Available data.
.....
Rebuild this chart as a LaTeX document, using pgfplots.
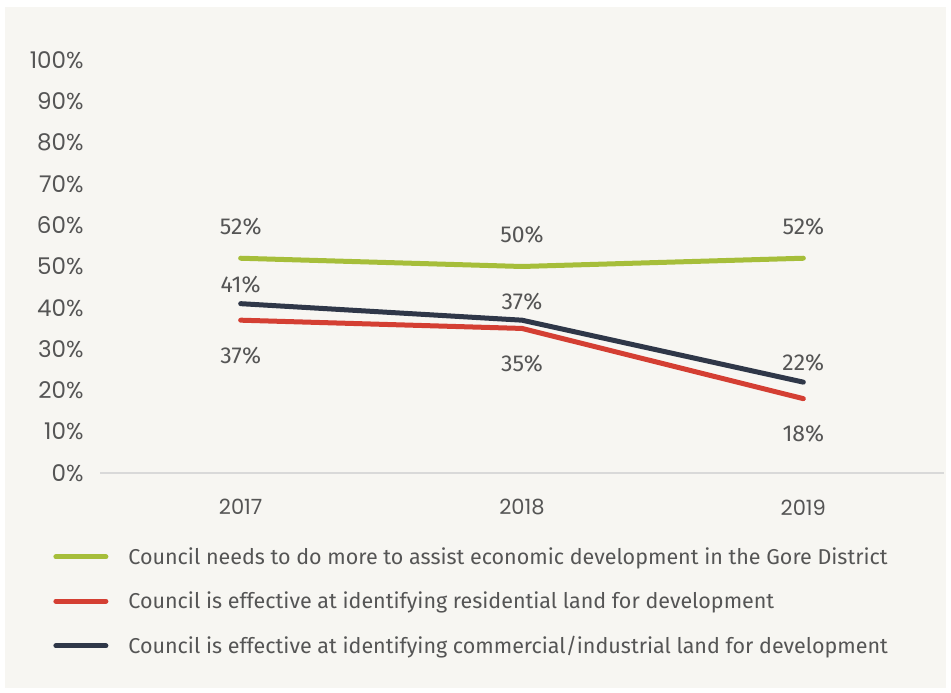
\documentclass[border=0pt]{standalone}
\usepackage{pgfplots}
\pgfplotsset{compat=1.18}
\usepackage{fontspec}
\setmainfont{Fira Sans}
\newfontfamily\tickfont{Poppins}
\definecolor{bg}{HTML}{F7F6F2}
\definecolor{cgreen}{HTML}{A6BE3A}
\definecolor{cred}{HTML}{D43F33}
\definecolor{cnavy}{HTML}{2F3748}
\definecolor{txt}{HTML}{555555}
\definecolor{axgray}{HTML}{D9D9D9}
\pgfplotsset{/pgf/number format/assume math mode=true}
\begin{document}
\begin{tikzpicture}
\fill[white] (0,0) rectangle (951pt,693pt);
\fill[bg] (5pt,5pt) rectangle (946pt,686pt);
\begin{axis}[
  at={(100pt,220pt)}, anchor=south west,
  scale only axis, width=844pt, height=413pt,
  xmin=2016.5, xmax=2019.5, ymin=0, ymax=100,
  xtick={2017,2018,2019}, ytick={0,10,...,100},
  xticklabels={2017,2018,2019},
  yticklabel={\pgfmathprintnumber{\tick}\%},
  axis x line*=bottom, axis y line*=left,
  x axis line style={-, draw=axgray, line width=1.5pt},
  y axis line style={draw=none},
  major tick length=0pt, tick style={draw=none},
  xticklabel style={font=\tickfont\fontsize{21}{21}\selectfont, text=txt, yshift=-23pt},
  yticklabel style={font=\tickfont\fontsize{23}{23}\selectfont, text=txt, xshift=-13pt},
  clip=false,
  nodes near coords={\pgfmathprintnumber{\pgfplotspointmeta}\%},
  every node near coord/.append style={font=\fontsize{23}{23}\selectfont, text=txt, anchor=center},
  legend cell align=left,
  legend style={at={(axis description cs:-0.059,-0.171)}, anchor=north west, draw=none, fill=none,
    font=\fontsize{21.5}{21.5}\selectfont, text=txt, row sep=22pt, column sep=18pt,
    nodes={inner sep=2pt, text=txt}},
  legend image code/.code={\draw[#1, line width=5pt, line cap=round] (2.5pt,0pt) -- (52.5pt,0pt);},
]
\addplot[cgreen, line width=5pt, line cap=round, every node near coord/.append style={anchor=center, yshift=32pt}]
  coordinates {(2017,52) (2018,50) (2019,52)};
\addlegendentry{Council needs to do more to assist economic development in the Gore District}
\addplot[cred, line width=5pt, line cap=round, every node near coord/.append style={anchor=center, yshift=-35pt}]
  coordinates {(2017,37) (2018,35) (2019,18)};
\addlegendentry{Council is effective at identifying residential land for development}
\addplot[cnavy, line width=5pt, line cap=round, every node near coord/.append style={anchor=center, yshift=19pt}]
  coordinates {(2017,41) (2018,37) (2019,22)};
\addlegendentry{Council is effective at identifying commercial/industrial land for development}
\end{axis}
\end{tikzpicture}
\end{document}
.....
What to work on. Give an exact reproduction of every line, leaving out any picture.

Solution for this problem.
Rebuild this chart as a LaTeX document, using pgfplots.
\documentclass[border=0pt]{standalone}
\usepackage{pgfplots}
\pgfplotsset{compat=1.18}
\usepackage{fontspec}
\setmainfont{Fira Sans}
\newfontfamily\tickfont{Poppins}
\definecolor{bg}{HTML}{F7F6F2}
\definecolor{cgreen}{HTML}{A6BE3A}
\definecolor{cred}{HTML}{D43F33}
\definecolor{cnavy}{HTML}{2F3748}
\definecolor{txt}{HTML}{555555}
\definecolor{axgray}{HTML}{D9D9D9}
\pgfplotsset{/pgf/number format/assume math mode=true}
\begin{document}
\begin{tikzpicture}
\fill[white] (0,0) rectangle (951pt,693pt);
\fill[bg] (5pt,5pt) rectangle (946pt,686pt);
\begin{axis}[
  at={(100pt,220pt)}, anchor=south west,
  scale only axis, width=844pt, height=413pt,
  xmin=2016.5, xmax=2019.5, ymin=0, ymax=100,
  xtick={2017,2018,2019}, ytick={0,10,...,100},
  xticklabels={2017,2018,2019},
  yticklabel={\pgfmathprintnumber{\tick}\%},
  axis x line*=bottom, axis y line*=left,
  x axis line style={-, draw=axgray, line width=1.5pt},
  y axis line style={draw=none},
  major tick length=0pt, tick style={draw=none},
  xticklabel style={font=\tickfont\fontsize{21}{21}\selectfont, text=txt, yshift=-23pt},
  yticklabel style={font=\tickfont\fontsize{23}{23}\selectfont, text=txt, xshift=-13pt},
  clip=false,
  nodes near coords={\pgfmathprintnumber{\pgfplotspointmeta}\%},
  every node near coord/.append style={font=\fontsize{23}{23}\selectfont, text=txt, anchor=center},
  legend cell align=left,
  legend style={at={(axis description cs:-0.059,-0.171)}, anchor=north west, draw=none, fill=none,
    font=\fontsize{21.5}{21.5}\selectfont, text=txt, row sep=22pt, column sep=18pt,
    nodes={inner sep=2pt, text=txt}},
  legend image code/.code={\draw[#1, line width=5pt, line cap=round] (2.5pt,0pt) -- (52.5pt,0pt);},
]
\addplot[cgreen, line width=5pt, line cap=round, every node near coord/.append style={anchor=center, yshift=32pt}]
  coordinates {(2017,52) (2018,50) (2019,52)};
\addlegendentry{Council needs to do more to assist economic development in the Gore District}
\addplot[cred, line width=5pt, line cap=round, every node near coord/.append style={anchor=center, yshift=-35pt}]
  coordinates {(2017,37) (2018,35) (2019,18)};
\addlegendentry{Council is effective at identifying residential land for development}
\addplot[cnavy, line width=5pt, line cap=round, every node near coord/.append style={anchor=center, yshift=19pt}]
  coordinates {(2017,41) (2018,37) (2019,22)};
\addlegendentry{Council is effective at identifying commercial/industrial land for development}
\end{axis}
\end{tikzpicture}
\end{document}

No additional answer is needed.